Task statement = Search the material below for the word "this" and copy every line in which it occurs.

Data excerpts =
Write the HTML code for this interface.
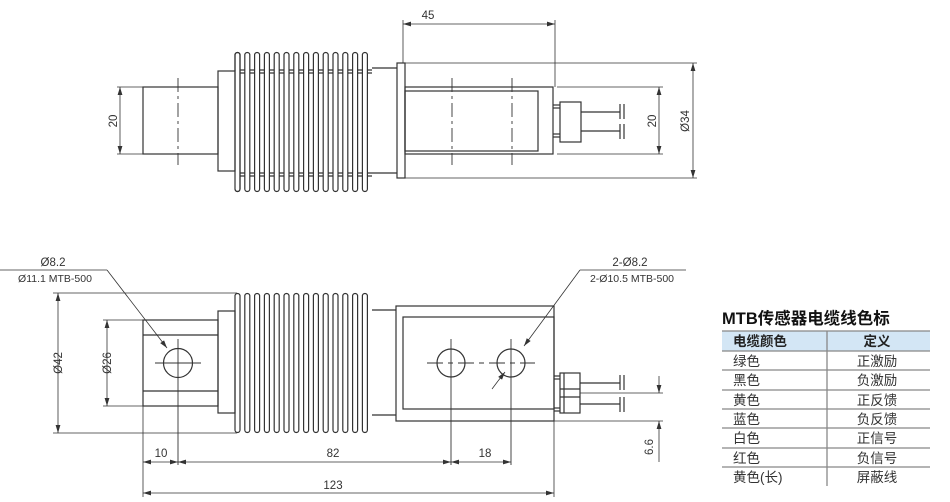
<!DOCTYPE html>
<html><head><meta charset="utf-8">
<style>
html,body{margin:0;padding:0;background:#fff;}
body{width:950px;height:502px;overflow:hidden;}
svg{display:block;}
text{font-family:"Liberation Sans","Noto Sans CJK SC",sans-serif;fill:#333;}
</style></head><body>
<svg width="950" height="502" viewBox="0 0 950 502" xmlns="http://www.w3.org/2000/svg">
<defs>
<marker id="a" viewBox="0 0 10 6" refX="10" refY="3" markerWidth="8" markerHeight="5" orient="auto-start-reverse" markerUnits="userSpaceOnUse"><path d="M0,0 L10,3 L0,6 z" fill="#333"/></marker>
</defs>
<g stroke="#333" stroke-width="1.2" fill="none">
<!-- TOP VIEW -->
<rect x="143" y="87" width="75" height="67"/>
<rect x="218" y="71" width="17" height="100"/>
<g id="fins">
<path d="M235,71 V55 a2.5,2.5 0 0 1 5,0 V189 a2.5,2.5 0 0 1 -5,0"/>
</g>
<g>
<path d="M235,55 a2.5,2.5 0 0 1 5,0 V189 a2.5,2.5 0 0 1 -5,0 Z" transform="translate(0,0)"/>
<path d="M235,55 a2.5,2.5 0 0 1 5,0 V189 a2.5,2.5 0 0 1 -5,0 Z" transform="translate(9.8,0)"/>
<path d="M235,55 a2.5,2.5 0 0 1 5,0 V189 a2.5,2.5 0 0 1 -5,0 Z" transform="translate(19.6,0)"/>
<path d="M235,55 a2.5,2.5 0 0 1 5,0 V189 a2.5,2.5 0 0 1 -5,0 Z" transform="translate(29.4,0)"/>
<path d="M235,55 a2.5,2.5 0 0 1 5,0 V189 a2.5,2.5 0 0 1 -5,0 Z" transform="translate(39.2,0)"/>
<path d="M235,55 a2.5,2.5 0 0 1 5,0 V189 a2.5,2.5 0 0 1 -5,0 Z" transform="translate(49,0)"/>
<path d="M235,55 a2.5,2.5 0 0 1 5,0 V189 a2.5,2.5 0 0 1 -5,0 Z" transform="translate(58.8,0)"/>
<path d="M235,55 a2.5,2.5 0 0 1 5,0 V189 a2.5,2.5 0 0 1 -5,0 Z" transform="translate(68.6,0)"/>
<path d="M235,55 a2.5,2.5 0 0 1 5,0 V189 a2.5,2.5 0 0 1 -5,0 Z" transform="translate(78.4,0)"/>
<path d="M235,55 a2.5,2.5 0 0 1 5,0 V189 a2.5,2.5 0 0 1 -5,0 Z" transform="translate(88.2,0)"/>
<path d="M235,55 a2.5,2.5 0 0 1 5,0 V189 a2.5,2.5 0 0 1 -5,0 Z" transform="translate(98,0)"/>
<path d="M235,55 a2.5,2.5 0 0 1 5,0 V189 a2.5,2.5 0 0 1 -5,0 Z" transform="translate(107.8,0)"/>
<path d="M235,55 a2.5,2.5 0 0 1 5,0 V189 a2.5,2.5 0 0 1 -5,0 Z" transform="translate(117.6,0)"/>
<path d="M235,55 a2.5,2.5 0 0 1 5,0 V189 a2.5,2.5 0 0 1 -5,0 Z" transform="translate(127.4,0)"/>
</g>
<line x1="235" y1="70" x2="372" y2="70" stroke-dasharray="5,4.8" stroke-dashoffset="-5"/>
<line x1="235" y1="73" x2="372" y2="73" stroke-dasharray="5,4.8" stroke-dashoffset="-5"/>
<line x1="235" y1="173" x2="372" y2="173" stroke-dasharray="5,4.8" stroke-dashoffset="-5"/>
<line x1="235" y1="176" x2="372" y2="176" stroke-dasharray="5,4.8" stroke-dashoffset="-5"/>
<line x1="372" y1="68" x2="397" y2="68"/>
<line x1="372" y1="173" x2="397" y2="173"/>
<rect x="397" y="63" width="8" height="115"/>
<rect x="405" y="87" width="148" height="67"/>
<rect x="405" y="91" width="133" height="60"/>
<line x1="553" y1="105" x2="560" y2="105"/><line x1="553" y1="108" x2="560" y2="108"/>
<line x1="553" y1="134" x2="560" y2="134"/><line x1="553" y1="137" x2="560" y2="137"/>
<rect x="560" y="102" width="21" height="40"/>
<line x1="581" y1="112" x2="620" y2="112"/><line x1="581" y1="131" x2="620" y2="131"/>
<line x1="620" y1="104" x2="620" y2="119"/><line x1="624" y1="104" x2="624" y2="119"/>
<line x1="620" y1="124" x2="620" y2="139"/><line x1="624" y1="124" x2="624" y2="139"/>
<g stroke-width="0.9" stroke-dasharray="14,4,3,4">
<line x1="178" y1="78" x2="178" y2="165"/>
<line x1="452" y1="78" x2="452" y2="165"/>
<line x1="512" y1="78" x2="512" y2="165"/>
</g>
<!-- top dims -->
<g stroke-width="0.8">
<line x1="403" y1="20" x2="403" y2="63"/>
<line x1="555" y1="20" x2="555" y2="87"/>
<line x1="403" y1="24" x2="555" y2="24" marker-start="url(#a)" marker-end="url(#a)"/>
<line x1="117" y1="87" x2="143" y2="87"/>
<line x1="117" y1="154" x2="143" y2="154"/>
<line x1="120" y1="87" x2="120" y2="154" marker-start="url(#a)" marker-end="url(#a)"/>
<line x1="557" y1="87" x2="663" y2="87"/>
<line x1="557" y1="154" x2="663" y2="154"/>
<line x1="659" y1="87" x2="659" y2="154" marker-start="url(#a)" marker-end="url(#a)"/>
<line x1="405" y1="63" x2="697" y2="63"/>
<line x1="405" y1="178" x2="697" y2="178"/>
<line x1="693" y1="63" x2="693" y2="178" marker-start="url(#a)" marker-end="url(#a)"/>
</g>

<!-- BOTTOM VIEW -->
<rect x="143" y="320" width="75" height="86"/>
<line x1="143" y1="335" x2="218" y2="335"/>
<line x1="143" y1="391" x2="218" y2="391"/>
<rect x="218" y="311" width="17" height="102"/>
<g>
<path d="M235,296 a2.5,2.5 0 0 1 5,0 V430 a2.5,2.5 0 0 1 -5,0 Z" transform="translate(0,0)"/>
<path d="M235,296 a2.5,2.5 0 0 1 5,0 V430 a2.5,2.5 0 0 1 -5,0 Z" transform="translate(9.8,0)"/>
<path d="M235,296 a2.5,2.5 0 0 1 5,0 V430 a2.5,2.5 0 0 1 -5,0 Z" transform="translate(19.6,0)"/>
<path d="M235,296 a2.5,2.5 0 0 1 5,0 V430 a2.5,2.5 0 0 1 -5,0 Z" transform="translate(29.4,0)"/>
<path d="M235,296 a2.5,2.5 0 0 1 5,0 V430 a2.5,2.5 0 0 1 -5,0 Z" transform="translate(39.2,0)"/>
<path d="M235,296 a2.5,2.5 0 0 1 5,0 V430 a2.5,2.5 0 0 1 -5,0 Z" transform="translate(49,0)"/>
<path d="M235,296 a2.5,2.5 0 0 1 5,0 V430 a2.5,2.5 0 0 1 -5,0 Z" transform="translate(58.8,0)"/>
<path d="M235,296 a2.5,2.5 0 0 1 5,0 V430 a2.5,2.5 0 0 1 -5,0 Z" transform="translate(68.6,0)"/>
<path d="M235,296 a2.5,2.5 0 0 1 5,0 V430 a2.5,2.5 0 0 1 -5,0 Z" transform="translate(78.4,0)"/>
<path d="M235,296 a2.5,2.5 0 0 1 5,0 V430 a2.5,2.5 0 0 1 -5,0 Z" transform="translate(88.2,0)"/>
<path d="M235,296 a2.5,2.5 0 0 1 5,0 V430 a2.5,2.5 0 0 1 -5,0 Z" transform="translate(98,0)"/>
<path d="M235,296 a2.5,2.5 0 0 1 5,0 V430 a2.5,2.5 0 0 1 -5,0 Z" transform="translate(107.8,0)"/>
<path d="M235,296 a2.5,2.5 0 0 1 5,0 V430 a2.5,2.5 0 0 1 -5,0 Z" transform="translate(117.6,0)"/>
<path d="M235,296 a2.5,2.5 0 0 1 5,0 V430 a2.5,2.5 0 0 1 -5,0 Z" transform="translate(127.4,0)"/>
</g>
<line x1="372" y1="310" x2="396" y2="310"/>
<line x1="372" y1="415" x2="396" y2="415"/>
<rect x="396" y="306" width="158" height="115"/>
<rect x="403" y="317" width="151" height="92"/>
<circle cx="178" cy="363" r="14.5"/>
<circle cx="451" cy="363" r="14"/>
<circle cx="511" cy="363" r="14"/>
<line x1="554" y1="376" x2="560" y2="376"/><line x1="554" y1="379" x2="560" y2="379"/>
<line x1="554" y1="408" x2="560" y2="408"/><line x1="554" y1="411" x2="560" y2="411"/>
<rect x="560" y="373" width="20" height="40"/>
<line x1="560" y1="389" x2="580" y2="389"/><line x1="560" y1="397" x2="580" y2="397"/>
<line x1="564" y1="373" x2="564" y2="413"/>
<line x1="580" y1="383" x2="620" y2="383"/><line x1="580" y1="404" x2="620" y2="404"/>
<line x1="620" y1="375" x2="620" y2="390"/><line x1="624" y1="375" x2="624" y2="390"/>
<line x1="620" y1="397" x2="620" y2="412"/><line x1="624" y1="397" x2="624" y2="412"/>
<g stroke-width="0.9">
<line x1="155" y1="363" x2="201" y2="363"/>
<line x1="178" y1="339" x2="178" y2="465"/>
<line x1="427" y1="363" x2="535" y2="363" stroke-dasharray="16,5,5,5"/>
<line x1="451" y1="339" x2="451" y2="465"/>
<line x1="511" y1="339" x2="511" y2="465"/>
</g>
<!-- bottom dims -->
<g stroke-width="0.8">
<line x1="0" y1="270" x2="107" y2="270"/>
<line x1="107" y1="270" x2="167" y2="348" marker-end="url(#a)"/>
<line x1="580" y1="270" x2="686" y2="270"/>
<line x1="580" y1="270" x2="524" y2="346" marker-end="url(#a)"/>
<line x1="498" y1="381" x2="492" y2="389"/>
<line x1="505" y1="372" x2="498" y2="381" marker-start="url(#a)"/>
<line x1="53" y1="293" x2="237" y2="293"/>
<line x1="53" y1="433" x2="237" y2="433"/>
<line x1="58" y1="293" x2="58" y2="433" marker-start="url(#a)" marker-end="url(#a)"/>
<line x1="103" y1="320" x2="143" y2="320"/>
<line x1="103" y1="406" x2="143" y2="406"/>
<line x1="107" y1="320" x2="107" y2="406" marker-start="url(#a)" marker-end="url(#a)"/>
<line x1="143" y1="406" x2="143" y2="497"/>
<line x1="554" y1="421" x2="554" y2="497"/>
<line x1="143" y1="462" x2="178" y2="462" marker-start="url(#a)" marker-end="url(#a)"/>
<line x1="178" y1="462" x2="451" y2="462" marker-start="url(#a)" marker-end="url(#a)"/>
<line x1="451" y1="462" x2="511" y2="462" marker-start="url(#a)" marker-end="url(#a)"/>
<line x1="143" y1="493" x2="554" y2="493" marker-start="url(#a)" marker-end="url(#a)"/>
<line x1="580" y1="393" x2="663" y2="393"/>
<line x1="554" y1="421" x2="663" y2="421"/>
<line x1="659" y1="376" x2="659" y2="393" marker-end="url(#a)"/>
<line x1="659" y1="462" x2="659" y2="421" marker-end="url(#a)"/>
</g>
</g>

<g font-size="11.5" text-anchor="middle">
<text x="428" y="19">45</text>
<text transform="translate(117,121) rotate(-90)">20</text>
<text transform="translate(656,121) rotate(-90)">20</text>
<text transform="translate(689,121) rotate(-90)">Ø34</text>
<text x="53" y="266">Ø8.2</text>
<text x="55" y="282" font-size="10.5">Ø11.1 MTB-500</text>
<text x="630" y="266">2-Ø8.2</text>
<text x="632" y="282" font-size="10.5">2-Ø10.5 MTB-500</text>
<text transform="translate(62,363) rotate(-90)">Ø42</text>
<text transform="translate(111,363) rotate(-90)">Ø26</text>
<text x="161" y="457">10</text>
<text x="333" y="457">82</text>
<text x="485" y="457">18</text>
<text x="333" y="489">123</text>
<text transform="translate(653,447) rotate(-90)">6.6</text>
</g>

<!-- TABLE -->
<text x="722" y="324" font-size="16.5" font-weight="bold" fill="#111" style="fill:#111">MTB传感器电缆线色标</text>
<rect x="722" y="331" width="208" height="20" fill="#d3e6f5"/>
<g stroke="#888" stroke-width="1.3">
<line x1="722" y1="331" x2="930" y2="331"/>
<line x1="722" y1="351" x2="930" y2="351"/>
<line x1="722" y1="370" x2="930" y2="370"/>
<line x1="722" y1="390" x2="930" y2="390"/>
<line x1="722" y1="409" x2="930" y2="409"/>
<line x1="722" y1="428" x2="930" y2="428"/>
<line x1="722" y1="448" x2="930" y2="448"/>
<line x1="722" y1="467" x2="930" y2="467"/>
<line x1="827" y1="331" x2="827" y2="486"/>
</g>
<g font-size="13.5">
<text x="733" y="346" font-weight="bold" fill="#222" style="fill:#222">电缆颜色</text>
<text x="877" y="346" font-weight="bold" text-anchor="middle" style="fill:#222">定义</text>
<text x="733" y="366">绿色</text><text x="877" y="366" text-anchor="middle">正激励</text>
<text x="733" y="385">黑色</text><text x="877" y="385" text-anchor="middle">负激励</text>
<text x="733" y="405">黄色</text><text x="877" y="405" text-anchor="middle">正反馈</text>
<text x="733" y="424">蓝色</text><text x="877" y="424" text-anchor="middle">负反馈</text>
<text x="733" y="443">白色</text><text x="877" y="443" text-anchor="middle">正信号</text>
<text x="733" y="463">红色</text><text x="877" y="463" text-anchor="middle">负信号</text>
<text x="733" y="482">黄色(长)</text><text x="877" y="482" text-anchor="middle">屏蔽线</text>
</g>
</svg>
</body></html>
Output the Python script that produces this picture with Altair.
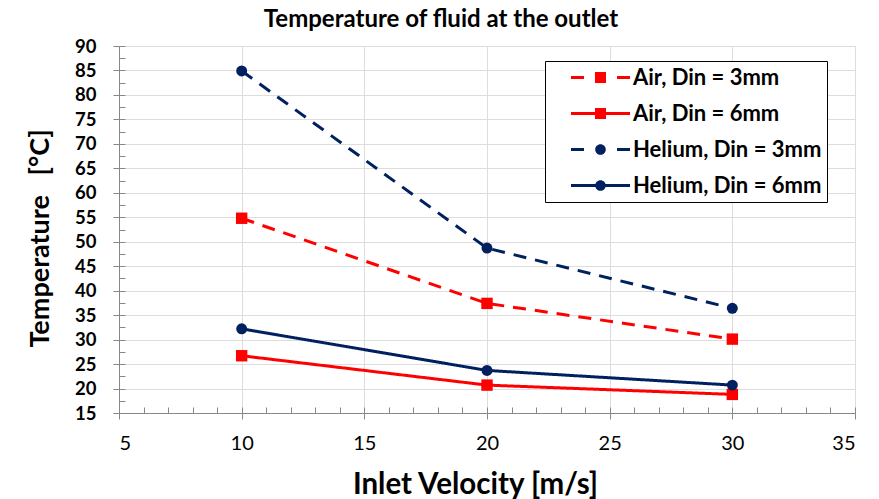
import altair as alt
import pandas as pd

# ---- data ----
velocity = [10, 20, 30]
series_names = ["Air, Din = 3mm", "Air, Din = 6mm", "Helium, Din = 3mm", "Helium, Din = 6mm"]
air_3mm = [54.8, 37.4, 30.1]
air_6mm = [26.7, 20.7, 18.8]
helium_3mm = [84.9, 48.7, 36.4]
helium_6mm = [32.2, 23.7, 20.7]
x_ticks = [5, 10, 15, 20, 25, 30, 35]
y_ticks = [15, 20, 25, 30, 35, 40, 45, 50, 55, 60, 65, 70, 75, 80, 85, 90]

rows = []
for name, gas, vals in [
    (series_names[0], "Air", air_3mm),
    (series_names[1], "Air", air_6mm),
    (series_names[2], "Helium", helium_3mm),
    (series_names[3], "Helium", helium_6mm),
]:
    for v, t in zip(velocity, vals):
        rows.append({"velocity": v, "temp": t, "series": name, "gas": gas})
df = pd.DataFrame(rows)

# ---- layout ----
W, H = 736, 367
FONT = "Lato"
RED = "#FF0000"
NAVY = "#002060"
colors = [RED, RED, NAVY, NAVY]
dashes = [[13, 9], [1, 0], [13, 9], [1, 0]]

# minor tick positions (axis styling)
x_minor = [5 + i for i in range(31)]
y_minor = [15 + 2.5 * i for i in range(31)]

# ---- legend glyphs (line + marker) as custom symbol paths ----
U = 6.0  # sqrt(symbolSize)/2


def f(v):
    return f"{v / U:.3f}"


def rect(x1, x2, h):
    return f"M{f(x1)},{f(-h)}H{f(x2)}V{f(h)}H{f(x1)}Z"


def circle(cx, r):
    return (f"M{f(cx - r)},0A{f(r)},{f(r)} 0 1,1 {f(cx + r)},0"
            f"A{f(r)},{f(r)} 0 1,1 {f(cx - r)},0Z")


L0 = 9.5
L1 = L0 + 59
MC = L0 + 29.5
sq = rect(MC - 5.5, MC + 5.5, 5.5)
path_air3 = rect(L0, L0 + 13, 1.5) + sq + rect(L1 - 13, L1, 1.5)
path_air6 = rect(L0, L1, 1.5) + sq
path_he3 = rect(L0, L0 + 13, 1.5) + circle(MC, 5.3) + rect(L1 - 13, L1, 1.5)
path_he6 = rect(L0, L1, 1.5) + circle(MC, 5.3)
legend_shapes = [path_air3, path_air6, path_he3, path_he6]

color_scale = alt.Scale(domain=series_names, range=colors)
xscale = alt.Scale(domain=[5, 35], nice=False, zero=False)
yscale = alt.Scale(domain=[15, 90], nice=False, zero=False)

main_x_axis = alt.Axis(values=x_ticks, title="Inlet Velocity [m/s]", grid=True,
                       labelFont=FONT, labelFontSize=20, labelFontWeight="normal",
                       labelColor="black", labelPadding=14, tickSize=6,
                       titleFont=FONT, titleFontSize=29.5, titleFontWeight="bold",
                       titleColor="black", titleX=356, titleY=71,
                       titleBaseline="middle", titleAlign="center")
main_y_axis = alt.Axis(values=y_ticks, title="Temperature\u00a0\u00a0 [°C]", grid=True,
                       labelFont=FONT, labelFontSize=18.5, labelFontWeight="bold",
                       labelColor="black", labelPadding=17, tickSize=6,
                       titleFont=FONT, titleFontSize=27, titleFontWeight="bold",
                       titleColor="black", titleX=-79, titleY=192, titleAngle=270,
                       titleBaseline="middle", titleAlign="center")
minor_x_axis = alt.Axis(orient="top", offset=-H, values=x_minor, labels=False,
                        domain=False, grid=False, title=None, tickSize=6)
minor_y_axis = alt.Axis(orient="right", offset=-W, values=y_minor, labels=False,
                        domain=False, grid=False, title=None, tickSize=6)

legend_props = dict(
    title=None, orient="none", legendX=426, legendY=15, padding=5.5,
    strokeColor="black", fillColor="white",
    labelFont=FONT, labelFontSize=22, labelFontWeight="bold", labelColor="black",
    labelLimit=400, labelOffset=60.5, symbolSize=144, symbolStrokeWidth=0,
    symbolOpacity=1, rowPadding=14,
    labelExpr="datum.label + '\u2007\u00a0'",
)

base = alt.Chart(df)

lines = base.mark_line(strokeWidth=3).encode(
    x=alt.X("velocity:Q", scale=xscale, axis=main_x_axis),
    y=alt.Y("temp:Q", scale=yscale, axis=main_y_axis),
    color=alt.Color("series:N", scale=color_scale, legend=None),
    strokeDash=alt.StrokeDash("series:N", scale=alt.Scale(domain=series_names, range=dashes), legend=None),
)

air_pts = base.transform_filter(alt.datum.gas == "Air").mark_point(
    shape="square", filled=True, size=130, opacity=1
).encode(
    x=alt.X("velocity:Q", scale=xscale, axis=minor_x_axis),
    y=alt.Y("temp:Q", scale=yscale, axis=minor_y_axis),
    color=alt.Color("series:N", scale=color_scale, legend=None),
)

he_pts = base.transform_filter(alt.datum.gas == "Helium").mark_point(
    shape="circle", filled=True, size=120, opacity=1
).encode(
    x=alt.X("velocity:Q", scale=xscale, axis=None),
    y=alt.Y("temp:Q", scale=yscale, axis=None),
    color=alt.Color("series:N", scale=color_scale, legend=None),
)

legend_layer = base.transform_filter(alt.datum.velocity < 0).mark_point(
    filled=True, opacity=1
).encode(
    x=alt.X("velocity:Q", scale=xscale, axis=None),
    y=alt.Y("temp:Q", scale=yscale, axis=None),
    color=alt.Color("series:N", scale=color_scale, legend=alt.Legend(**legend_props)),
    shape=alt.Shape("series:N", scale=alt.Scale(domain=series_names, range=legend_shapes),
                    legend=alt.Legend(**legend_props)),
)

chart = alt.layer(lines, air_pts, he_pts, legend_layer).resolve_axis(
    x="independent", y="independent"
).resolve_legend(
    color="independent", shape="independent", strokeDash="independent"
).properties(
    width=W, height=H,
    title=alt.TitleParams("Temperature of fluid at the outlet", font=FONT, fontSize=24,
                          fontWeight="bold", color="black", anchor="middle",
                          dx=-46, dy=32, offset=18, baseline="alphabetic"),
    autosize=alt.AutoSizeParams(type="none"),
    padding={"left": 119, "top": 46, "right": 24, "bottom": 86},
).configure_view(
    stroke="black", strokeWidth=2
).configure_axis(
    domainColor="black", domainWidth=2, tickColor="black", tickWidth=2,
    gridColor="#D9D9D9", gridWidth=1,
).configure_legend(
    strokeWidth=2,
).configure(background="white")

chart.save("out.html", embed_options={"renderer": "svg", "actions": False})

Expected answer =
Write the HTML code for this interface.
Output the Python script that produces this picture with Altair.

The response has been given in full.